Another friend (Mr. H. L. Cameron), who had continual opportunities, from about the year 1859, of observing Mr. Hope-Scott's character in its professional aspect, furnishes some very interesting reminiscences, on a part of which, however, it may be worth while to observe that the versatility and pliability of intellect which the writer so well describes in Mr. Hope-Scott is no doubt more or less common to every great barrister, and is a habit to which all who are actively engaged in the profession are obliged to train their minds as they can. Still, it is equally certain that Mr. Hope-Scott possessed this faculty in an uncommon degree; and, in order to form a complete idea of him as he appeared in the eyes of his contemporaries, as well as to understand the relations of one part of his character to another, it is necessary to draw these features in considerable detail. After noticing particularly a very pleasing trait in Mr. Hope-Scott's demeanour as a leading counsel, shown in the kindness and tact with which, in consultation, he took care to prevent the inexperience or ignorance of his juniors being made apparent, and sought rather to ask them questions on points which they were likely to know something about, Mr. Cameron continues as follows:—
RECOLLECTIONS OF MR. H.L. CAMERON.
What made Mr. Hope-Scott so much loved by all who were brought into contact with him was his great amiability, thorough kindness of heart: his care was always not to hurt or wound another's feelings; and even in the heat of debate, and under great provocation, I never heard him utter an unkind word, or put a harsh construction on the conduct of any one, even an adversary.
As regards his talents, they are so universally known and admitted, that I can say very little you have not heard already. Westminster has rarely— never certainly in later years—heard such an advocate. The secret of his great success at the bar, beyond his intellectual power, lay, I think, in a peculiar charm and fascination of manner—a manner which could invest the driest and most technical matters with interest, and compelled the attention of the hearers to the subject under discussion. The melody of his voice was, to me, one of his greatest attractions. Then, again, what a noble presence! and that goes a long way at the Bar. I can look back, and see now, as he used to walk into his room to attend some consultation, how vigorous, handsome, and stately he always appeared, bringing the force of his powerful intellect at once to bear upon the subject under consideration, doing all in such a genial manner, without any attempt at showing his mental superiority to those around him.

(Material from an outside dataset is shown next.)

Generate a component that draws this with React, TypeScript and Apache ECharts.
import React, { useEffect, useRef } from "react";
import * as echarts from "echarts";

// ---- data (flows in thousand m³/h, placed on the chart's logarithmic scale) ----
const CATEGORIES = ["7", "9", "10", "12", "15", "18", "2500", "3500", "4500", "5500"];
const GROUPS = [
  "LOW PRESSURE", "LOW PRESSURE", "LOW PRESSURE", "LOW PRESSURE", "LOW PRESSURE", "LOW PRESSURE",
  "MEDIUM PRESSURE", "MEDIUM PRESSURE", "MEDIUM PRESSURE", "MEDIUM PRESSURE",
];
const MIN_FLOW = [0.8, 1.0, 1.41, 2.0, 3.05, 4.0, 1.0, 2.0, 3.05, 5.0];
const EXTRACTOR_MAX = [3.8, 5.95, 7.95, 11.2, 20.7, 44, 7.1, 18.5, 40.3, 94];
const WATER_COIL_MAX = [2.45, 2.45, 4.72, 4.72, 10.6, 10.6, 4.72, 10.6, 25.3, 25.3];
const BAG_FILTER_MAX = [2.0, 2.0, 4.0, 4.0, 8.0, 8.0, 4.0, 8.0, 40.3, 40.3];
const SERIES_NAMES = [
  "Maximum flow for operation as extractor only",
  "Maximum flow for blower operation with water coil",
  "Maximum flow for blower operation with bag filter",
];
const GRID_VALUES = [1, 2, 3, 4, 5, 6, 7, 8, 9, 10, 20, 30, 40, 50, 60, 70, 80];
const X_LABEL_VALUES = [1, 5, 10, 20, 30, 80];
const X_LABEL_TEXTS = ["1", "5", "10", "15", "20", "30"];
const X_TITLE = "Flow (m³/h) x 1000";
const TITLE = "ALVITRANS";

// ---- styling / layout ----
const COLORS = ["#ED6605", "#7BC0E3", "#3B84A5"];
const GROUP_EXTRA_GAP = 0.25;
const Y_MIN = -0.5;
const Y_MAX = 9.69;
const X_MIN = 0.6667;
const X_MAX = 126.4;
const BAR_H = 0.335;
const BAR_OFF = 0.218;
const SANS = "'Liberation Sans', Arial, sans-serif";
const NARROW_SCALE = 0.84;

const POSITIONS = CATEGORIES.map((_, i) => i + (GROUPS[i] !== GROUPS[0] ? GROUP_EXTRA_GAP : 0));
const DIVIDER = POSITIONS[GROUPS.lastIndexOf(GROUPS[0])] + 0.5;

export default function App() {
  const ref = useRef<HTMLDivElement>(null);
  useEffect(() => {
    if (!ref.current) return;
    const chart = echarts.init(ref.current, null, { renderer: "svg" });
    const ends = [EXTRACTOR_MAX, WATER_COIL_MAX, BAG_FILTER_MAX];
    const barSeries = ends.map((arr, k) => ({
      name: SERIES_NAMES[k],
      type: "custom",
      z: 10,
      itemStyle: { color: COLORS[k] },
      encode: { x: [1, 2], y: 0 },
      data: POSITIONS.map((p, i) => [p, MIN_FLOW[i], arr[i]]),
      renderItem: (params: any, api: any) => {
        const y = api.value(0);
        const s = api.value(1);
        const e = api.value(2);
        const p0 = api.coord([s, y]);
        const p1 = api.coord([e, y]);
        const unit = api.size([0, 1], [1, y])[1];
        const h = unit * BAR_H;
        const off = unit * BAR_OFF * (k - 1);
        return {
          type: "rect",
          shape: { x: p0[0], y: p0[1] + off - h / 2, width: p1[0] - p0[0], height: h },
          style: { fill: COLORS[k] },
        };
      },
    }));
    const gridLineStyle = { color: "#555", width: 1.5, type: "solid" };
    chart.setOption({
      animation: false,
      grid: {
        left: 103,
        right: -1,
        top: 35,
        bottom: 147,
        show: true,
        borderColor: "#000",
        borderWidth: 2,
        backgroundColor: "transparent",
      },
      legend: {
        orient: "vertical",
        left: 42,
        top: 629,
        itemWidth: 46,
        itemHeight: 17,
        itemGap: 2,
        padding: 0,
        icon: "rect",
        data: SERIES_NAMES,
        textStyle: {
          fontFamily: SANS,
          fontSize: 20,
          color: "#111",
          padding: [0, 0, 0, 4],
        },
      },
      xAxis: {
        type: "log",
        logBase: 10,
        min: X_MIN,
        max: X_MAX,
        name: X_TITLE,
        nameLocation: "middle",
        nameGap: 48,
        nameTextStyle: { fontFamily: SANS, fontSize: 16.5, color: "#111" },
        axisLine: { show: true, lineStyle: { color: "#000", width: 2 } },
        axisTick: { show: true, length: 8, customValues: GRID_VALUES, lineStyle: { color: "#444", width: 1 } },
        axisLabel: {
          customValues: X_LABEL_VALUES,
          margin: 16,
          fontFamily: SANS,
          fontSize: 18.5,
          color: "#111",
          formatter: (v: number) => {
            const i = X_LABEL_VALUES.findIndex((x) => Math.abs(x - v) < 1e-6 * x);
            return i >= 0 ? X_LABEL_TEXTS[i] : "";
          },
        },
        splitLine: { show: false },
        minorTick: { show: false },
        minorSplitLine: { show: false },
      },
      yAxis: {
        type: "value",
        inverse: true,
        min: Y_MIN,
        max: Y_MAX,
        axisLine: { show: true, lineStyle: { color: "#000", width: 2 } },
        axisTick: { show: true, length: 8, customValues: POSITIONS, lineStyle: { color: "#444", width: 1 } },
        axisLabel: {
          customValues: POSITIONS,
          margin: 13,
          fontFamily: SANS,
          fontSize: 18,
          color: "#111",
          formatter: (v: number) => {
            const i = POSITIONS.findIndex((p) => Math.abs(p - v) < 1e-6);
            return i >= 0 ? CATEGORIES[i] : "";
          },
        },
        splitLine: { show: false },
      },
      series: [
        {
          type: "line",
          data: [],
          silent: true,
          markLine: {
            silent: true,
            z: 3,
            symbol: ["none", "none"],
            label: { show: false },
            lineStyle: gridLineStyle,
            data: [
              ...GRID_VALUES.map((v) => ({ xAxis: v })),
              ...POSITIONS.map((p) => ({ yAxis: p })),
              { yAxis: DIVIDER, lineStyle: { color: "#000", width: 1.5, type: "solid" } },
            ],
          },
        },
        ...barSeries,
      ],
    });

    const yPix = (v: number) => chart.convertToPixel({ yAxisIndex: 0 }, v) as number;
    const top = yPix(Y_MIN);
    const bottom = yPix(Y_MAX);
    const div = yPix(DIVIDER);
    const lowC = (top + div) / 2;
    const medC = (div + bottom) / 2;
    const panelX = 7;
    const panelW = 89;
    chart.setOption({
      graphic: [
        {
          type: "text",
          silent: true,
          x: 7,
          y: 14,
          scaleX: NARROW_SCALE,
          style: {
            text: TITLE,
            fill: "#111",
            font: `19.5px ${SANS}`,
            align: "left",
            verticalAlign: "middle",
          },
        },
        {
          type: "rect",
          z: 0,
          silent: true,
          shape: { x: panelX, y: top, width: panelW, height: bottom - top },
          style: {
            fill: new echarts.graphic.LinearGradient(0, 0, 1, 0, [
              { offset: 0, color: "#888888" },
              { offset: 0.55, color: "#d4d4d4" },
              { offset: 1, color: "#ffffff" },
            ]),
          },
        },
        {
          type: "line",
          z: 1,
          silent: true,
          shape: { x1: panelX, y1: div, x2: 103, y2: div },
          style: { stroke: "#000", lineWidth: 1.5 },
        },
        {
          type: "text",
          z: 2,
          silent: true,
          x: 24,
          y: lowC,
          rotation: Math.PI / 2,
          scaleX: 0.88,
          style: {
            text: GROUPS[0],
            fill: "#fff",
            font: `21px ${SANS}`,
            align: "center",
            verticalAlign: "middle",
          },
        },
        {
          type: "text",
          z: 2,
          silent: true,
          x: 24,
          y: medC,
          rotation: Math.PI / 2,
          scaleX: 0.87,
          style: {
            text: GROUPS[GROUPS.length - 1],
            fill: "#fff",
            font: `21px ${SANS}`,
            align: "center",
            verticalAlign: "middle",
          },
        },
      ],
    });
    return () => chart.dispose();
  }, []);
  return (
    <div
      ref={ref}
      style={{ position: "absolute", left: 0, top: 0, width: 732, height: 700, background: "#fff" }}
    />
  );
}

In those busy times he would perhaps be engaged in twenty different cases on the same day; the competition to engage him was most keen: it was almost the first thing one thought about when clients came to consult upon a new scheme. He would go from one committee to another, by some extraordinary means always being at the place where he was most needed. It was marvellous how he kept all these matters distinct in his brain; he was never in confusion or at fault. In one room he would open a case, say an Improvement Bill, with a brilliant speech setting forth all its merits, a speech which would probably immediately impress the committee and carry the case, whatever after arguments might be urged against it, or speeches made by other counsel. Then he would go into another room, and cross-examine a skilled witness in a railway case, showing his intimate knowledge of engineering, and beating the witness perhaps on his own ground. Then he would take an Irish case, or a Gas and Water Bill, or landowner's case, whose property was about to be intersected, a ratepayer's, a carrier's, each case being thoroughly gone into, and thoroughly mastered and understood. After all this, and late in the day, when any one else would have felt fatigued and exhausted, in mind at any rate, if not in body, he would go into a room where an inquiry had been going on perhaps for weeks, and reply on the whole evidence. Those who know what labour this entails can alone appreciate such a capability.

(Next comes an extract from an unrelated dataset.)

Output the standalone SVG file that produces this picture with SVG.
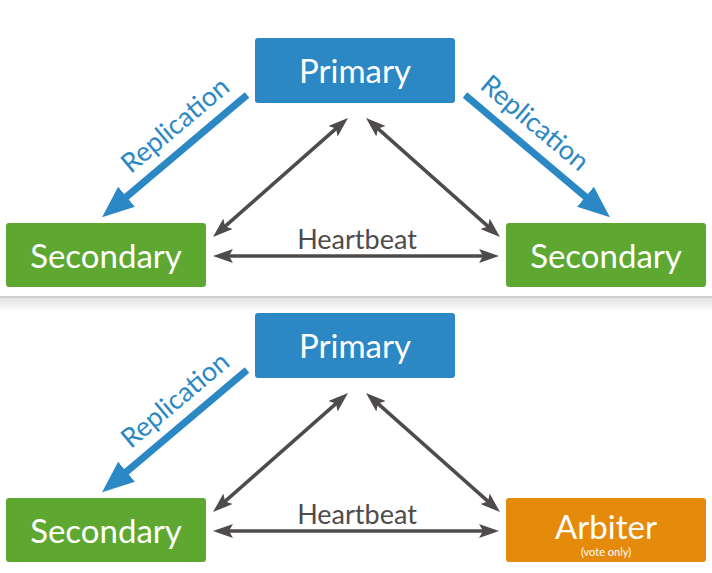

No one at the bar whom I have ever heard reasoned with such perfect lucidity. He would explain a case which his client the solicitor would have wrapped up in fifty or sixty brief sheets, and involved in as much obscurity as it were well possible, to a committee in a few minutes; and I have often thought his clients never understood their own cases until he had explained them. It was wonderful how he could make a committee (sometimes composed of by no means the highest specimens of mankind) understand a case; and his persuasive power with those tribunals was also marvellous.

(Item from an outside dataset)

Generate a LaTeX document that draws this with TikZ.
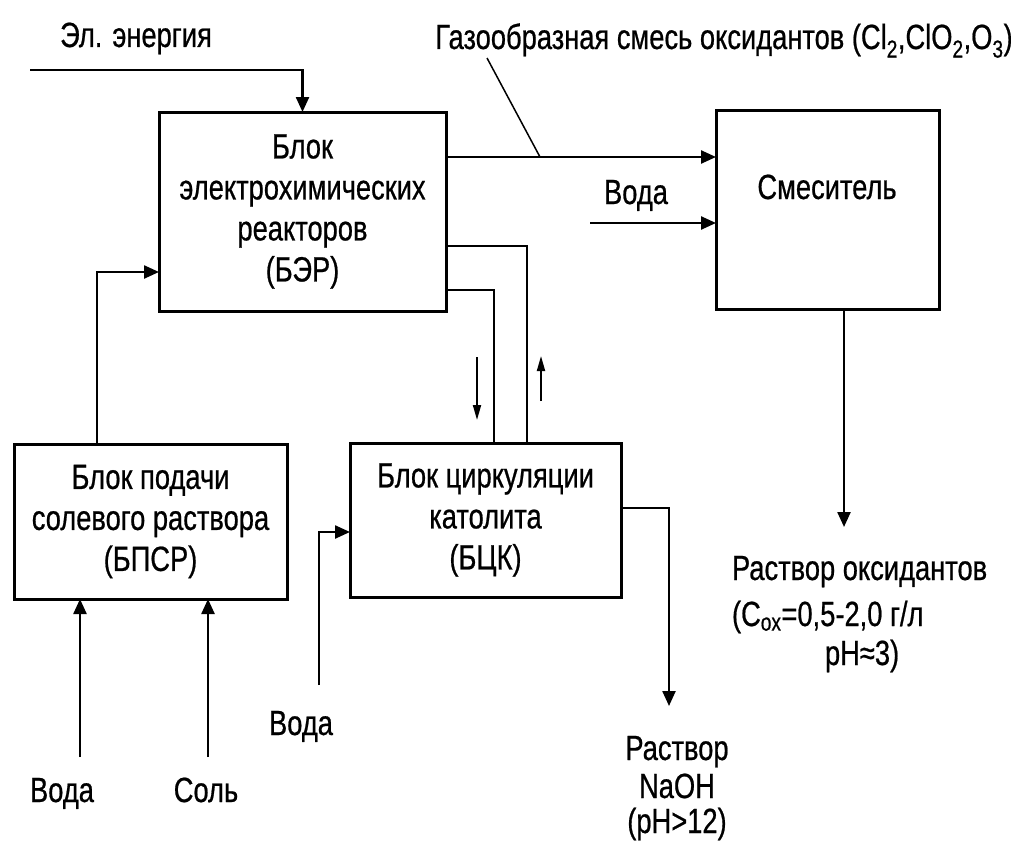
\documentclass[tikz,border=0pt]{standalone}
\usepackage{fontspec}
\setmainfont{Liberation Sans}[FakeStretch=0.78,FakeBold=0.6]
\usetikzlibrary{arrows.meta}
\begin{document}
\begin{tikzpicture}[x=1pt,y=-1pt,
  every node/.style={font=\fontsize{35}{41}\selectfont, inner sep=0pt, outer sep=0pt},
  lbl/.style={anchor=base},
  box/.style={draw, line width=3pt, align=center},
  conn/.style={line width=2.4pt},
  arr/.style={conn, -{Triangle[length=15pt,width=13pt]}},
  sarr/.style={line width=1.8pt, -{Triangle[length=15pt,width=8pt]}}]
\useasboundingbox (0,0) rectangle (1011,843);

% boxes
\node[box, minimum width=287pt, minimum height=199pt] (ber) at (302.5,211.5)
  {Блок\\электрохимических\\реакторов\\(БЭР)};
\node[box, minimum width=223pt, minimum height=199pt] (mix) at (827.5,209.5) {};
\node[lbl] (mixlabel) at (827,199) {Смеситель};
\node[box, minimum width=273pt, minimum height=155pt] (bpsr) at (150.5,521.5)
  {Блок подачи\\солевого раствора\\(БПСР)};
\node[box, minimum width=271pt, minimum height=154pt] (bck) at (485.5,520)
  {Блок циркуляции\\католита\\(БЦК)};

% labels
\node[lbl] (energy) at (136,47) {Эл. энергия};
\node[lbl] (gas) at (724,49) {Газообразная смесь оксидантов (Cl\textsubscript{2},ClO\textsubscript{2},O\textsubscript{3})};
\node[lbl] (watermix) at (636,204) {Вода};
\node[anchor=base west] (sol1) at (732,580) {Раствор оксидантов};
\node[anchor=base west] (sol2) at (732,626) {(C\textsubscript{ox}=0,5-2,0 г/л};
\node[anchor=base west] (sol3) at (825,665) {pH≈3)};
\node[lbl] (naoh1) at (677,760) {Раствор};
\node[lbl] (naoh2) at (677,798) {NaOH};
\node[lbl] (naoh3) at (677,833) {(pH>12)};
\node[lbl] (water1) at (62,802) {Вода};
\node[lbl] (salt) at (206,802) {Соль};
\node[lbl] (water2) at (301,735) {Вода};

% coordinates
\coordinate (e0) at (30,70);
\coordinate (ygas) at (0,157);
\coordinate (ywat) at (0,223);
\coordinate (w0) at (590,223);
\coordinate (lead0) at (487,58);
\coordinate (lead1) at (540,157);
\coordinate (ydown) at (0,290);
\coordinate (xdown) at (494,0);
\coordinate (yup) at (0,246);
\coordinate (xup) at (527,0);
\coordinate (yin) at (0,272);
\coordinate (xin) at (97,0);
\coordinate (v1) at (80,757);
\coordinate (s1) at (208,757);
\coordinate (v2) at (319,685);
\coordinate (yv2) at (0,532);
\coordinate (ynaoh) at (0,508);
\coordinate (naohtip) at (669,706);
\coordinate (soltip) at (844,527);
\coordinate (da0) at (477,357);
\coordinate (da1) at (477,420);
\coordinate (ua0) at (541,401);
\coordinate (ua1) at (541,356);

% connectors
\draw[arr] (e0) -| (ber.north);
\draw[arr] (ber.east |- ygas) -- (mix.west |- ygas);
\draw[arr] (w0) -- (mix.west |- ywat);
\draw[line width=1.5pt] (lead0) -- (lead1);
\draw[conn] (ber.east |- ydown) -| (xdown |- bck.north);
\draw[conn] (xup |- bck.north) |- (ber.east |- yup);
\draw[sarr] (da0) -- (da1);
\draw[sarr] (ua0) -- (ua1);
\draw[arr] (xin |- bpsr.north) |- (ber.west |- yin);
\draw[arr] (v1) -- (v1 |- bpsr.south);
\draw[arr] (s1) -- (s1 |- bpsr.south);
\draw[arr] (v2) |- (bck.west |- yv2);
\draw[arr] (bck.east |- ynaoh) -| (naohtip);
\draw[arr] (mix.south -| soltip) -- (soltip);
\end{tikzpicture}
\end{document}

One word more on his character in his business life, and that is as to his entire conscientiousness. No case did he ever consider insignificant or beneath his notice. He gave the same attention to the humblest client that he would to a duke. He never left anything he had to do half done: his work was thorough, complete, good. Time, which he considered his client's, was never wasted; and to enable him to get through his work he would rise at four or five o'clock in the morning, and he would be engaged either getting up a case, attending consultations, or in committee until five or six o'clock in the evening. His life was an exact fulfilment of that precept, 'Whatsoever thy hand findeth to do, do it with thy might.' [Footnote: Mr. H.L. Cameron. Letter to Miss Hope, October 28,1877.] To what has now been expressed by critics so competent, I shall add the only passage which I have been able to discover, in which Mr. Hope-Scott has left on record any opinion relating to himself in connection with his professional experience in an intellectual point of view. In pleading before the Select Committee of the Lords, on behalf of Eton College, on the Public School Bill of 1865, after stating his objection to the notion of such subjects as natural philosophy playing so very large a part in early education as some persons would have them do, he goes on to say:—
I, if I may venture here to speak of myself, have observed enough in a life which has been tolerably devoted to business to know this, that the possession of knowledge upon any one subject is worthless compared to the possession of a power of using it when you have got it. My Lords, in my profession, though not in my part of it, there are many men who will take up a patent case, or a mining case, without the slightest previous knowledge of the natural sciences relating to it, and who will make statements to a jury which the scientific men at hand will stand aghast at; what does that mean? It means that they have been so trained in the acquisition of knowledge when presented to them, that it becomes to them a mere matter of get-up, in many instances, to acquire an amount of knowledge which would absolutely electrify many a learned society. [Footnote: Min. Evid. Sel. Com. Public Sch. B. p. 209.]